Katharine Houghton

Katharine Houghton

Houghton with Carl Betz as a guest star on Judd, for the Defense, 1968.
Born March 10, 1945 (1945-03-10) (age 66)
Hartford, Connecticut, U.S.A
Spouse Ken Jenkins (1970–present)

Katharine Houghton (born Katharine Houghton Grant; March 10, 1945) is an American actress. She is best known for her role as Joanna "Joey" Drayton, a Caucasian woman who brings home an African-American fiancé to meet her parents, in the 1967 film Guess Who's Coming to Dinner. Katharine Hepburn, who played the mother of Houghton's character in the film, was in real life Houghton's aunt.

Contents

Life and career

Houghton was born in Hartford, Connecticut, the second child of Marion Hepburn and Ellsworth Grant.
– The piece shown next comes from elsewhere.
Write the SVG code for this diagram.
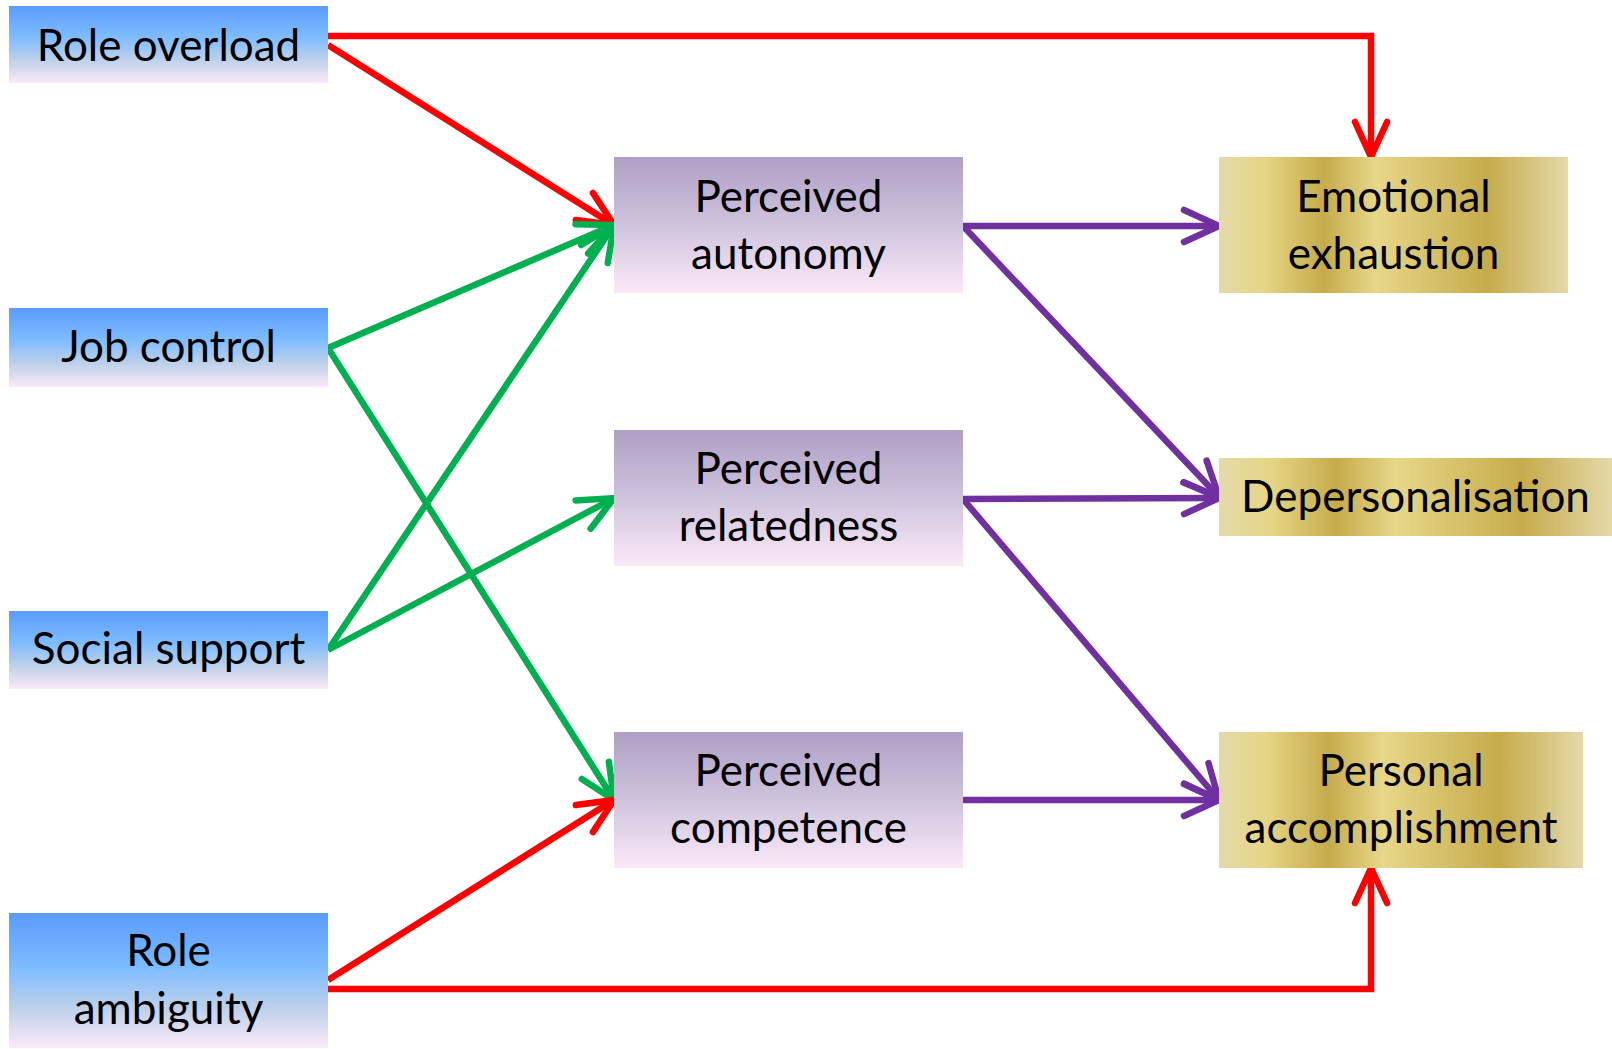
<svg xmlns="http://www.w3.org/2000/svg" width="1612" height="1049" viewBox="0 0 1612 1049">
<defs>
<linearGradient id="gBlue" x1="0" y1="0" x2="0" y2="1">
<stop offset="0" stop-color="#5A9BFD"/>
<stop offset="0.4" stop-color="#7DBCFF"/>
<stop offset="0.7" stop-color="#BDD0EA"/>
<stop offset="1" stop-color="#FBE9F8"/>
</linearGradient>
<linearGradient id="gPurple" x1="0" y1="0" x2="0" y2="1">
<stop offset="0" stop-color="#B09FC6"/>
<stop offset="0.5" stop-color="#CEC3DD"/>
<stop offset="1" stop-color="#FBE9F7"/>
</linearGradient>
<linearGradient id="gGold" x1="0" y1="0" x2="1" y2="0">
<stop offset="0" stop-color="#E4DAAA"/>
<stop offset="0.13" stop-color="#E5D585"/>
<stop offset="0.3" stop-color="#C6AB4B"/>
<stop offset="0.45" stop-color="#E7D789"/>
<stop offset="0.77" stop-color="#C6AB4B"/>
<stop offset="1" stop-color="#E4D9AA"/>
</linearGradient>
<marker id="aRed" markerUnits="userSpaceOnUse" viewBox="-40 -22 50 44" refX="0" refY="0" markerWidth="50" markerHeight="44" orient="auto" overflow="visible">
<path d="M -31 -16 L 4 0 L -31 16" fill="none" stroke="#FF0000" stroke-width="6.5" stroke-linecap="round" stroke-linejoin="miter"/>
</marker>
<marker id="aGreen" markerUnits="userSpaceOnUse" viewBox="-40 -22 50 44" refX="0" refY="0" markerWidth="50" markerHeight="44" orient="auto" overflow="visible">
<path d="M -31 -16 L 4 0 L -31 16" fill="none" stroke="#00B050" stroke-width="6.5" stroke-linecap="round" stroke-linejoin="miter"/>
</marker>
<marker id="aPurple" markerUnits="userSpaceOnUse" viewBox="-40 -22 50 44" refX="0" refY="0" markerWidth="50" markerHeight="44" orient="auto" overflow="visible">
<path d="M -31 -16 L 4 0 L -31 16" fill="none" stroke="#7030A0" stroke-width="6.5" stroke-linecap="round" stroke-linejoin="miter"/>
</marker>
</defs>
<style>
text { font-family: Lato, "Liberation Sans", sans-serif; font-size: 44px; fill: #000; text-anchor: middle; }
.blue { fill: url(#gBlue); }
.purple { fill: url(#gPurple); }
.gold { fill: url(#gGold); }
.c { fill: none; stroke-width: 6.5; }
.red { stroke: #FF0000; marker-end: url(#aRed); }
.green { stroke: #00B050; marker-end: url(#aGreen); }
.vio { stroke: #7030A0; marker-end: url(#aPurple); }
</style>
<rect width="1612" height="1049" fill="#FFFFFF"/>

<g id="connectors">
<path class="c red" d="M 328 36 H 1371 V 153"/>
<path class="c red" d="M 328 45 L 610.6 222.9"/>
<path class="c green" d="M 328 348 L 610.3 226.6"/>
<path class="c green" d="M 328 348 L 611.9 796.6"/>
<path class="c green" d="M 328 650 L 611.8 228.3"/>
<path class="c green" d="M 328 650 L 610.5 500"/>
<path class="c red" d="M 328 980 L 610.6 802.1"/>
<path class="c red" d="M 328 989 H 1371 V 872"/>
<path class="c vio" d="M 963 226 L 1215 226"/>
<path class="c vio" d="M 963 226 L 1216.3 494.1"/>
<path class="c vio" d="M 963 499 L 1215 498"/>
<path class="c vio" d="M 963 499 L 1216.4 797"/>
<path class="c vio" d="M 963 800 L 1215 800"/>
</g>

<g id="role-overload">
<rect class="blue" x="9" y="6" width="319" height="77"/>
<text x="168.5" y="61">Role overload</text>
</g>
<g id="job-control">
<rect class="blue" x="9" y="308" width="319" height="79"/>
<text x="168.5" y="362">Job control</text>
</g>
<g id="social-support">
<rect class="blue" x="9" y="611" width="319" height="78"/>
<text x="168.5" y="664">Social support</text>
</g>
<g id="role-ambiguity">
<rect class="blue" x="9" y="913" width="319" height="135"/>
<text x="168.5" y="966">Role</text>
<text x="168.5" y="1024">ambiguity</text>
</g>

<g id="perceived-autonomy">
<rect class="purple" x="614" y="157" width="349" height="136"/>
<text x="788.5" y="212">Perceived</text>
<text x="788.5" y="269">autonomy</text>
</g>
<g id="perceived-relatedness">
<rect class="purple" x="614" y="430" width="349" height="136"/>
<text x="788.5" y="484">Perceived</text>
<text x="788.5" y="541">relatedness</text>
</g>
<g id="perceived-competence">
<rect class="purple" x="614" y="732" width="349" height="136"/>
<text x="788.5" y="786">Perceived</text>
<text x="788.5" y="843">competence</text>
</g>

<g id="emotional-exhaustion">
<rect class="gold" x="1219" y="157" width="349" height="136"/>
<text x="1393.5" y="212">Emotional</text>
<text x="1393.5" y="269">exhaustion</text>
</g>
<g id="depersonalisation">
<rect class="gold" x="1219" y="458" width="393" height="78"/>
<text x="1415.5" y="512">Depersonalisation</text>
</g>
<g id="personal-accomplishment">
<rect class="gold" x="1219" y="732" width="364" height="136"/>
<text x="1401" y="786">Personal</text>
<text x="1401" y="843">accomplishment</text>
</g>
</svg>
She attended Sarah Lawrence College and majored in philosophy and art. Houghton was named after her maternal grandmother, Katharine Martha Houghton Hepburn. Her aunt, Katharine Hepburn, was instrumental in helping Houghton launch her career. The acting torch was further passed along in the family to actress Schuyler Grant, Houghton's niece.

Houghton has played leading roles in over sixty productions on Broadway, off-Broadway and in Regional Theatres across America. She won the Theatre World award for her performance in A Scent of Flowers off Broadway in 1969.

She has appeared in ten films, most recently The Last Airbender, directed by M. Night Shyamalan, in 2010.

Eleven of her plays have been produced. Her play Buddha was published in Best Short Plays of 1988. Her musical, "Bookends," premiered at NJ Rep Co. summer of 2007, received rave notices and garnered the theatre the highest box office sales in their eleven year history. Since then it has twice been part of The York Theatre’s Developmental Reading Series.

She has presented lectures at venues across the country including the 2001 Fall Concert & Lectures Series at the Metropolitan Museum of Art and at The Cosmopolitan Club. She lectured at MOMA again in June, 2008, presenting "Saucy Gamine, Reluctant Penitent, and Glorious Victor," a review of her aunt's roller coaster ride in Hollywood as reflected in three of her films.

Writing

Houghton is also a playwright and has translated the works of others for the stage, as well as writing her own plays.[1]

In 1975, Houghton wrote for her husband, actor/writer Ken Jenkins, a children's story, "The Wizard's Daughter," which is collected in the book, Two Beastly Tales, illustrated by Joan Patchen, her husband's first wife.

She lives today in Southern California with her husband and has three children.